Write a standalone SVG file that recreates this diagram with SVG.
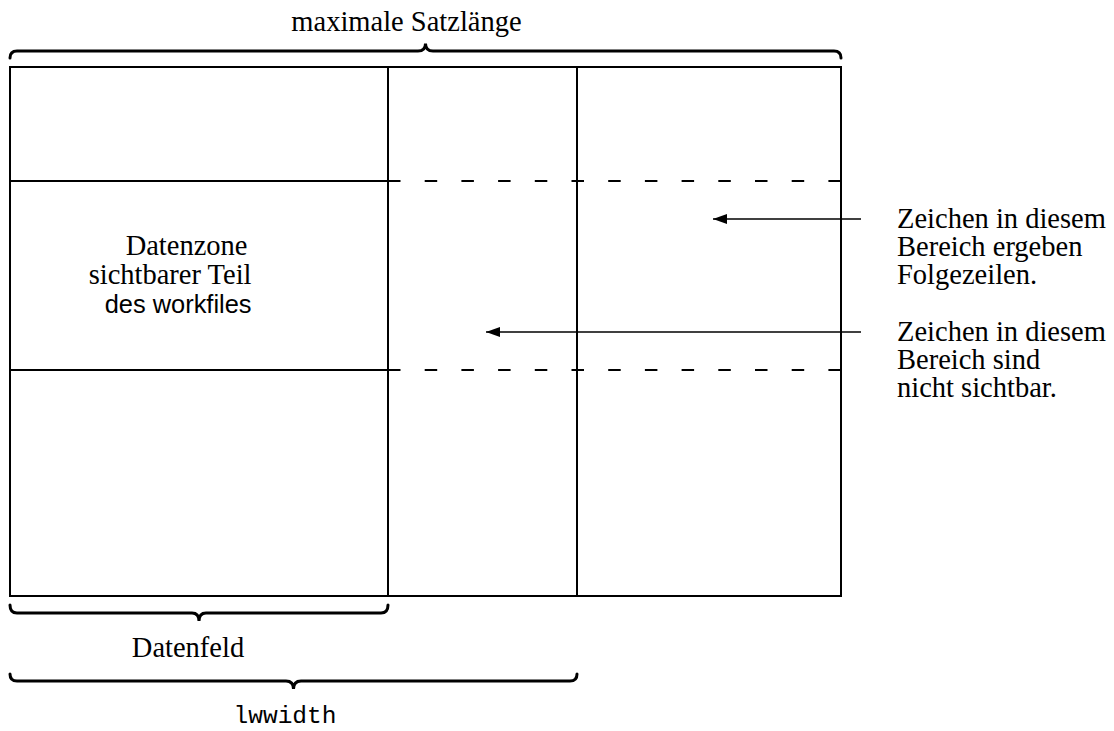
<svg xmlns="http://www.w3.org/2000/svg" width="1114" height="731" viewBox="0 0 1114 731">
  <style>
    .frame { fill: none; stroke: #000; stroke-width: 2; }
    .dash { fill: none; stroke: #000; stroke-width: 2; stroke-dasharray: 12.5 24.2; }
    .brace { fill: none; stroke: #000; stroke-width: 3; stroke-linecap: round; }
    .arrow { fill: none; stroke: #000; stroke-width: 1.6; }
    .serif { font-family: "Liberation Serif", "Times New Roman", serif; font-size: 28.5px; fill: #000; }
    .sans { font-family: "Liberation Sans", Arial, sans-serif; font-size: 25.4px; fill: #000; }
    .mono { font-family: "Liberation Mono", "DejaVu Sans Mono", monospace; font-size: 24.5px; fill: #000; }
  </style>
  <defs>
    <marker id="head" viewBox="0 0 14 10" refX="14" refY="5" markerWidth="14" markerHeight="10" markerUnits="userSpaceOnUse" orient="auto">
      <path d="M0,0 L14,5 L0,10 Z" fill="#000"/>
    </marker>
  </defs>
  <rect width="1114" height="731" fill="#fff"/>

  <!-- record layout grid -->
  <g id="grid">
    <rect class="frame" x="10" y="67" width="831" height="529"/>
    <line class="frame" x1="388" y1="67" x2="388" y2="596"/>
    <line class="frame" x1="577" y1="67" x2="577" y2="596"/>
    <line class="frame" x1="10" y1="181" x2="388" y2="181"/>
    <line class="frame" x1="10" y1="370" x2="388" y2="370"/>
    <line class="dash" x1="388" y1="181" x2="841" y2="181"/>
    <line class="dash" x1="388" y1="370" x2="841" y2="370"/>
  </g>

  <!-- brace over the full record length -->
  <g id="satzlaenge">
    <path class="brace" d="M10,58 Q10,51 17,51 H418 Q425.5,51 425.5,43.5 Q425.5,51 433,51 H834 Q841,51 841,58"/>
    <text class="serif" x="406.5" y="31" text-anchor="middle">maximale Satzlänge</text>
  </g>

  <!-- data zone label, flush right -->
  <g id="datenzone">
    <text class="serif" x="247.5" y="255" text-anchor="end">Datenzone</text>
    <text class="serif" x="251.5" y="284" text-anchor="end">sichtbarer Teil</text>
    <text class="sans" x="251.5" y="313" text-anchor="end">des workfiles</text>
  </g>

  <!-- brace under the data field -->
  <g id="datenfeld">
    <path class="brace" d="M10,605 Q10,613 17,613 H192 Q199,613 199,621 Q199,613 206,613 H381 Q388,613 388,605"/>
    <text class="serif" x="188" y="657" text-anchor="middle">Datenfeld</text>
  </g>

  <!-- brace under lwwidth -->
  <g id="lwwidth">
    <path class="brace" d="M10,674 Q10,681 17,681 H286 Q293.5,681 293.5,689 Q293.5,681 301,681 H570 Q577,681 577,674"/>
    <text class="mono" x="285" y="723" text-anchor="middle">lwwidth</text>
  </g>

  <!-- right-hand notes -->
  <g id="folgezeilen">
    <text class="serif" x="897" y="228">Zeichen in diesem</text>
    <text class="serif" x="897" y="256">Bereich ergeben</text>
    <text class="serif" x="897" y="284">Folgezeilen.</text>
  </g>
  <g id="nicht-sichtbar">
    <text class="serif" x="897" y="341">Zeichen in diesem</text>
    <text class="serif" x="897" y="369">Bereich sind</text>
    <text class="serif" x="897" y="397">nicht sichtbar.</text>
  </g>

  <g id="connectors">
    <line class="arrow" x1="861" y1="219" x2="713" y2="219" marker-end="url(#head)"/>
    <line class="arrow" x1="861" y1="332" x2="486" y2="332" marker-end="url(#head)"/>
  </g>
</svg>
★ ★ ★
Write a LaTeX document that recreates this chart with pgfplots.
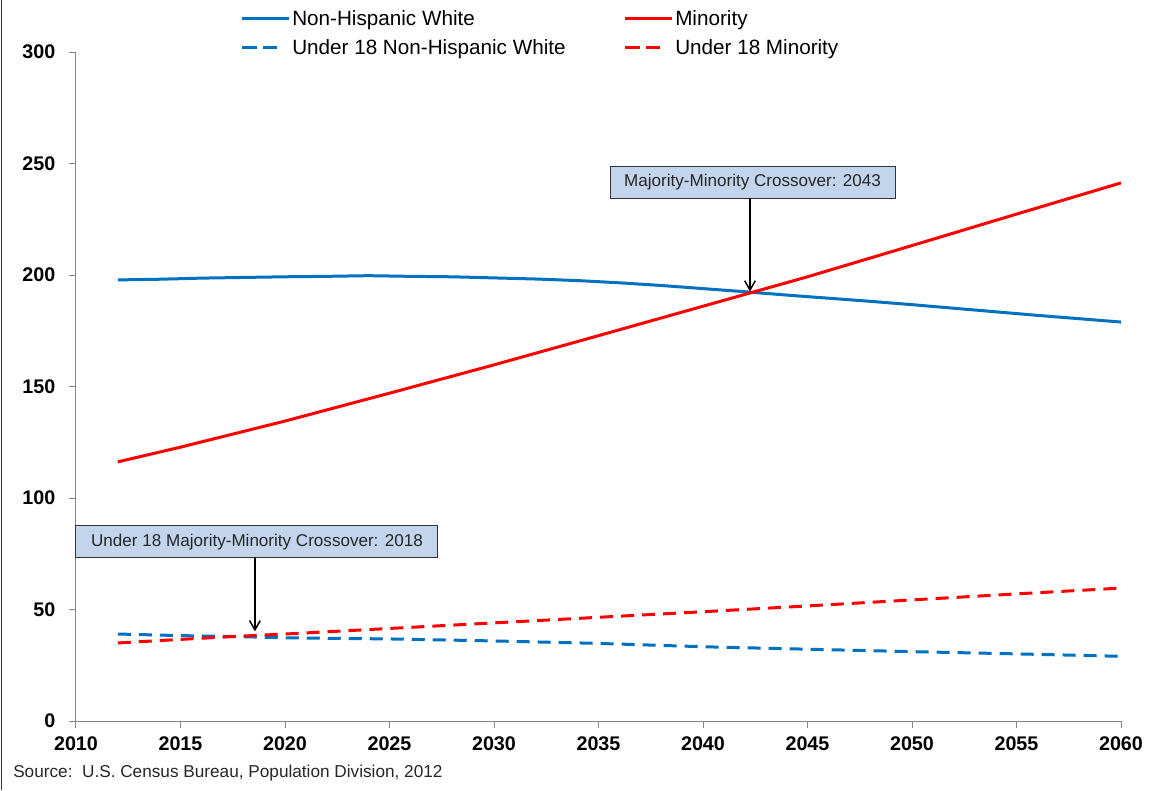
★ ★ ★
Direction –
Only lines with "Write" are wanted here; list each of them.

Output below –
Write a standalone SVG file that recreates this diagram with SVG.
Write a LaTeX document that recreates this chart with pgfplots.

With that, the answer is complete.